To compare the results of the E_f and E_iT, the E_f values were converted from MPa units to kN/mm² units. Figure 6 compares the E_f and E_iT of the investigated materials in (kN/mm²). The t-test indicates a significant difference between the E_f and E_iT (p < 0.001). The dissimilarity between E_f and E_iT measurements in the tested materials can be clarified by their distinctive testing procedures. The E_f, ascertained through conducting bending tests, provides an indicator of the ability of the material to withstand deformation when subjected to flexural stress [34]. On the other hand, E_iT evaluates the capacity of a material to withstand localised deformation when subjected to compressive stresses [35]. The disparity in testing methodologies may account for the elevated values of E_iT since materials tend to demonstrate stronger resistance to localised compressive pressures than bending stresses.

4.5. Methodological Considerations and Future Research

All 3D-printed specimens were built in a vertical orientation, which has been previously shown to result in 3D-printed resin composite specimens with superior mechanical properties [13,14]. Although this orientation was selected to standardise specimen fabrication, the inherent anisotropy of the 3D-printed resin composites was not fully assessed [36]. Future studies should evaluate multi-directional mechanical behaviour to further characterise anisotropic responses.

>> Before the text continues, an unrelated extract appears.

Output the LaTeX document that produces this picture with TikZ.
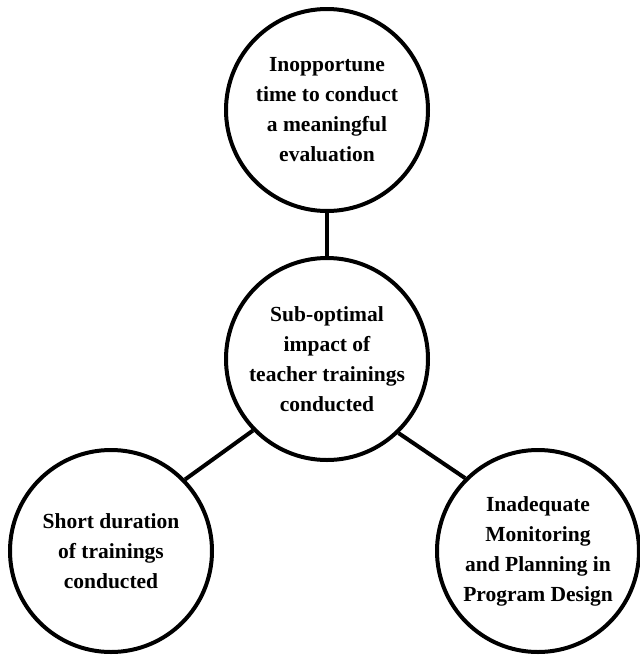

Moreover, VarseoSmile Crown Plus was manufactured by BEGO (Germany). Shortly thereafter, BEGO collaborated with Formlabs to allow for the processing of the materials using the Form 3B printer (Formlabs, Somerville, MA, USA) and introduced the material as Permanent Crown Resin. In this study, both materials were tested, yielding different results. These differences likely reflect variations in the 3D printing systems [37]. Stereolithography (SLA; Form 3B, Formlabs, Somerville, MA, USA) utilises a light source wavelength and curing procedure different from those of Digital Light Processing (DLP; Asiga MAX, Asiga, Sydney, Australia). Further investigations should examine the influence of 3D printer type and post-curing conditions, including post-curing device, temperature, and exposure time, on the mechanical properties. Additionally, future research should examine other properties, such as fracture-toughness and fractographic analysis, and incorporate extended ageing protocols, clinical evaluations of wear resistance, and durability to provide deeper insight into the long-term mechanical performance of these materials.

4.6. Clinical Implications

Despite their lower strength and hardness, 3D-printed resin composites may still be clinically acceptable for certain clinical scenarios, such as for single-unit restorations or in low-to-moderate-load regions. However, their long-term performance and behaviour under complex intraoral conditions remain insufficiently characterised. Therefore, careful case selection is essential when considering 3D-printed materials for definitive restorations.

5. Conclusions

Within the limitations of this study, the following conclusions can be drawn:

• Filler content was strongly associated with flexural strength and Martens hardness of the tested materials.
• Milled composites exhibited superior mechanical properties due to their higher filler content compared with 3D-printed materials.
• All tested materials exceeded the ISO minimum requirements for flexural strength (100 MPa); however, the milled resin composites showed markedly higher stiffness and hardness.